Using the function map_dbl, we can perform element-wise operations on any function. Note that this may take awhile to run.

n <- seq(1, 60) # which values of n are important
prob <- # save the results as prob
  map_dbl(n,  # for each value of n 
          compute_prob) # run the function

We can now make a plot of the estimated probabilities of two people having the same birthday in a group of size n:

as_tibble(n, prob) %>% # the format for ggplot
  ggplot() + # draw a graph
  geom_point(aes(x = n, y = prob)) # of points

Now let’s compute the exact probabilities rather than use Monte Carlo approximations. Not only do we get the exact answer using math, but the computations are much faster since we don’t have to generate experiments.

To make the math simpler, instead of computing the probability of it happening, we will compute the probability of it not happening, or the compliment.
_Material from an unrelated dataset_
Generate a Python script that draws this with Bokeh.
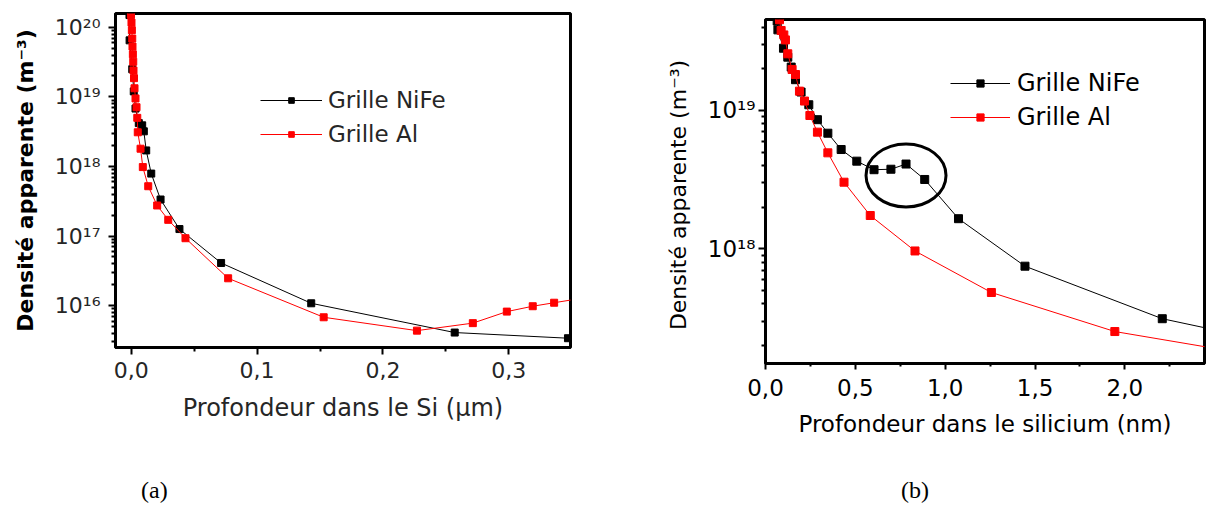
from bokeh.plotting import figure
from bokeh.layouts import row, column
from bokeh.models import FixedTicker, Legend, LegendItem, Range1d, Div
from bokeh.embed import file_html
from bokeh.resources import INLINE

# ---------------- data : panel (a) ----------------
A_NIFE_X = [-0.0014, -0.0013, 0.0008, 0.0020, 0.0034, 0.0060, 0.0087, 0.0100, 0.0119, 0.0159,
            0.0233, 0.0383, 0.0714, 0.143, 0.257, 0.347]
A_NIFE_Y = [1.5e20, 6.5e19, 2.5e19, 1.2e19, 6.8e18, 4.2e18, 3.9e18, 3.2e18, 1.7e18, 7.9e17,
            3.35e17, 1.26e17, 4.1e16, 1.08e16, 4.1e15, 3.4e15]
A_AL_X = [-0.0002, 0.0002, 0.0005, 0.0008, 0.0010, 0.0013, 0.0016, 0.0018, 0.0022, 0.0026,
          0.0034, 0.0042, 0.0048, 0.0052, 0.0074, 0.0092, 0.0135, 0.0206, 0.0294, 0.0431,
          0.077, 0.1529, 0.227, 0.2714, 0.2984, 0.319, 0.336, 0.355]
A_AL_Y = [1.5e20, 1.17e20, 9.1e19, 6.9e19, 5.3e19, 4.1e19, 3.2e19, 2.4e19, 1.86e19, 1.33e19,
          9.5e18, 7.1e18, 5.0e18, 3.1e18, 1.8e18, 9.8e17, 5.2e17, 2.75e17, 1.71e17, 9.3e16,
          2.47e16, 6.8e15, 4.37e15, 5.6e15, 8.2e15, 9.8e15, 1.1e16, 1.25e16]
A_X_TICKS = [0.0, 0.1, 0.2, 0.3]
A_X_LABELS = ["0,0", "0,1", "0,2", "0,3"]
A_X_MINOR = [0.05, 0.15, 0.25, 0.35]
A_Y_TICKS = [1e16, 1e17, 1e18, 1e19, 1e20]
A_Y_LABELS = ["10\u00b9\u2076", "10\u00b9\u2077", "10\u00b9\u2078", "10\u00b9\u2079", "10\u00b2\u2070"]

# ---------------- data : panel (b) ----------------
B_NIFE_X = [0.065, 0.069, 0.100, 0.124, 0.143, 0.167, 0.198, 0.241, 0.289, 0.347, 0.421, 0.508,
            0.604, 0.698, 0.782, 0.886, 1.074, 1.444, 2.208, 2.6]
B_NIFE_Y = [4.43e19, 3.83e19, 2.82e19, 2.43e19, 2.06e19, 1.67e19, 1.36e19, 1.10e19, 8.58e18,
            6.85e18, 5.22e18, 4.30e18, 3.73e18, 3.76e18, 4.10e18, 3.17e18, 1.65e18, 7.48e17,
            3.12e17, 2.43e17]
B_AL_X = [0.078, 0.087, 0.102, 0.111, 0.124, 0.148, 0.167, 0.189, 0.217, 0.247, 0.289, 0.347,
          0.437, 0.583, 0.832, 1.257, 1.944, 2.6]
B_AL_Y = [4.53e19, 3.79e19, 3.52e19, 3.24e19, 2.57e19, 1.98e19, 1.82e19, 1.38e19, 1.17e19,
          9.2e18, 6.97e18, 4.94e18, 3.03e18, 1.74e18, 9.64e17, 4.83e17, 2.52e17, 1.81e17]
B_X_TICKS = [0.0, 0.5, 1.0, 1.5, 2.0]
B_X_LABELS = ["0,0", "0,5", "1,0", "1,5", "2,0"]
B_X_MINOR = [0.25, 0.75, 1.25, 1.75, 2.25]
B_Y_TICKS = [1e17, 1e18, 1e19]
B_Y_LABELS = ["10\u00b9\u2077", "10\u00b9\u2078", "10\u00b9\u2079"]
HIGHLIGHT_X = [0.782]
HIGHLIGHT_Y = [3.39e18]

SERIES_NAMES = ["Grille NiFe", "Grille Al"]
CAPTIONS = ["(a)", "(b)"]

FONT = "DejaVu Sans"


def log_minor(lo, hi):
    return [m * 10.0 ** e for e in range(lo, hi) for m in range(2, 10)]


def style_axes(p, xt, xl, xminor, yt, yl, yminor, tick_font, tcolor,
               xmaj_out, xmin_out, ymaj_out, ymin_out, xstand, ystand):
    p.xaxis.ticker = FixedTicker(ticks=xt, minor_ticks=xminor)
    p.yaxis.ticker = FixedTicker(ticks=yt, minor_ticks=yminor)
    p.xaxis.major_label_overrides = dict(zip(xt, xl))
    p.yaxis.major_label_overrides = dict(zip(yt, yl))
    for ax, mo, mi, st in ((p.xaxis, xmaj_out, xmin_out, xstand), (p.yaxis, ymaj_out, ymin_out, ystand)):
        ax.axis_line_width = 3
        ax.axis_line_color = "black"
        ax.major_tick_in = 0
        ax.major_tick_out = mo
        ax.minor_tick_in = 0
        ax.minor_tick_out = mi
        ax.major_tick_line_width = 2
        ax.minor_tick_line_width = 2
        ax.major_tick_line_color = "black"
        ax.minor_tick_line_color = "black"
        ax.major_label_text_font = FONT
        ax.major_label_text_font_size = tick_font
        ax.major_label_text_color = tcolor
        ax.major_label_standoff = st
        ax.axis_label_text_font = FONT
        ax.axis_label_text_font_style = "normal"
    p.xgrid.visible = False
    p.ygrid.visible = False
    p.outline_line_color = "black"
    p.outline_line_width = 3
    p.outline_line_alpha = 1.0


# ---------------- panel (a) ----------------
pA = figure(width=648, height=476, y_axis_type="log",
            x_range=Range1d(-0.0125, 0.349), y_range=Range1d(2.5e15, 1.58e20),
            output_backend="svg", toolbar_location=None, title=None,
            min_border_left=115, min_border_right=78, min_border_top=13, min_border_bottom=129,
            background_fill_color="white", border_fill_color="white")
style_axes(pA, A_X_TICKS, A_X_LABELS, A_X_MINOR, A_Y_TICKS, A_Y_LABELS, log_minor(15, 21),
           "22px", "#262626", 7, 4, 7, 4, 7, 8)
pA.xaxis.axis_label = "Profondeur dans le Si (\u00b5m)"
pA.xaxis.axis_label_text_font_size = "24px"
pA.xaxis.axis_label_text_color = "#262626"
pA.xaxis.axis_label_standoff = 13
pA.yaxis.axis_label = "Densit\u00e9 apparente (m\u207b\u00b3)"
pA.yaxis.axis_label_text_font_size = "22px"
pA.yaxis.axis_label_text_font_style = "bold"
pA.yaxis.axis_label_text_color = "black"
pA.yaxis.axis_label_standoff = 14

la1 = pA.line(A_NIFE_X, A_NIFE_Y, line_color="black", line_width=1)
sa1 = pA.scatter(A_NIFE_X, A_NIFE_Y, marker="square", size=7, fill_color="black", line_color="black")
la2 = pA.line(A_AL_X, A_AL_Y, line_color="red", line_width=1)
sa2 = pA.scatter(A_AL_X, A_AL_Y, marker="square", size=7, fill_color="red", line_color="red")

legA = Legend(items=[LegendItem(label=SERIES_NAMES[0], renderers=[la1, sa1]),
                     LegendItem(label=SERIES_NAMES[1], renderers=[la2, sa2])],
              location=(145, 196), padding=0, margin=0, spacing=0,
              glyph_width=62, glyph_height=14, label_height=34, label_standoff=6,
              label_text_font=FONT, label_text_font_size="23px", label_text_color="#262626",
              border_line_color=None, background_fill_alpha=0)
pA.add_layout(legA, "center")

# ---------------- panel (b) ----------------
pB = figure(width=558, height=476, y_axis_type="log",
            x_range=Range1d(0.0, 2.443), y_range=Range1d(1.48e17, 4.55e19),
            output_backend="svg", toolbar_location=None, title=None,
            min_border_left=117, min_border_right=2, min_border_top=19, min_border_bottom=113,
            background_fill_color="white", border_fill_color="white")
style_axes(pB, B_X_TICKS, B_X_LABELS, B_X_MINOR, B_Y_TICKS, B_Y_LABELS, log_minor(17, 20),
           "23px", "black", 6, 3, 7, 4, 9, 3)
pB.xaxis.axis_label = "Profondeur dans le silicium (nm)"
pB.xaxis.axis_label_text_font_size = "23px"
pB.xaxis.axis_label_text_color = "black"
pB.xaxis.axis_label_standoff = 12
pB.yaxis.axis_label = "Densit\u00e9 apparente  (m\u207b\u00b3)"
pB.yaxis.axis_label_text_font_size = "22px"
pB.yaxis.axis_label_text_color = "black"
pB.yaxis.axis_label_standoff = 14

lb1 = pB.line(B_NIFE_X, B_NIFE_Y, line_color="black", line_width=1)
sb1 = pB.scatter(B_NIFE_X, B_NIFE_Y, marker="square", size=8, fill_color="black", line_color="black")
lb2 = pB.line(B_AL_X, B_AL_Y, line_color="red", line_width=1)
sb2 = pB.scatter(B_AL_X, B_AL_Y, marker="square", size=8, fill_color="red", line_color="red")
pB.ellipse(x=HIGHLIGHT_X, y=HIGHLIGHT_Y, width=80, height=63,
           width_units="screen", height_units="screen",
           fill_color=None, line_color="black", line_width=3)

legB = Legend(items=[LegendItem(label=SERIES_NAMES[0], renderers=[lb1, sb1]),
                     LegendItem(label=SERIES_NAMES[1], renderers=[lb2, sb2])],
              location=(185, 229), padding=0, margin=0, spacing=0,
              glyph_width=60, glyph_height=18, label_height=34, label_standoff=7,
              label_text_font=FONT, label_text_font_size="24px", label_text_color="black",
              border_line_color=None, background_fill_alpha=0)
pB.add_layout(legB, "center")

# ---------------- captions ----------------
cap_style = {"font-family": "'Liberation Serif', 'Times New Roman', serif", "font-size": "24px",
             "color": "black", "line-height": "28px", "white-space": "nowrap"}
capA = Div(text=CAPTIONS[0], width=648, height=30, margin=0,
           styles=dict(cap_style, **{"padding-left": "141px"}))
capB = Div(text=CAPTIONS[1], width=558, height=30, margin=0,
           styles=dict(cap_style, **{"padding-left": "253px"}))

layout = column(row(column(pA), column(pB)), row(capA, capB))
with open("out.html", "w", encoding="utf-8") as f:
    f.write(file_html(layout, INLINE))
For this, we use the multiplication rule.

Let’s start with the first person. The probability that person 1 has a unique birthday is 1. The probability that person 2 has a unique birthday, given that person 1 already took one, is 364/365. Then, given that the first two people have unique birthdays, person 3 is left with 363 days to choose from. We continue this way and find the chances of all $n$ people having a unique birthday is:

\[1×\frac{364}{365}×\frac{363}{365}…\frac{365−n+1}{365}\] We can write a function that does this for any number:

exact_prob <- function(n){
  1 - 
    prod(365:(365-n+1))/ # the product from the numerator above
    365^(n) # the denominator from above
}

Run this coding for the number of people that are in class today.

Now, we run this on multiple values of $n$

eprob <- map_dbl(n, exact_prob) # run on multiple values of n

Next we plot the results.

as_tibble(n, eprob) %>% # the format for ggplot
  ggplot() + # draw a graph
  geom_point(aes(x = n, y = eprob)) # of points

On mercury, the year is only 88 days. Update the coding above to simulate the expected number of people with the same birthdays on Mercury.

Assuming we have the same number of people, would you expect the number of people with the same birthdays to be higher or lower than those on earth?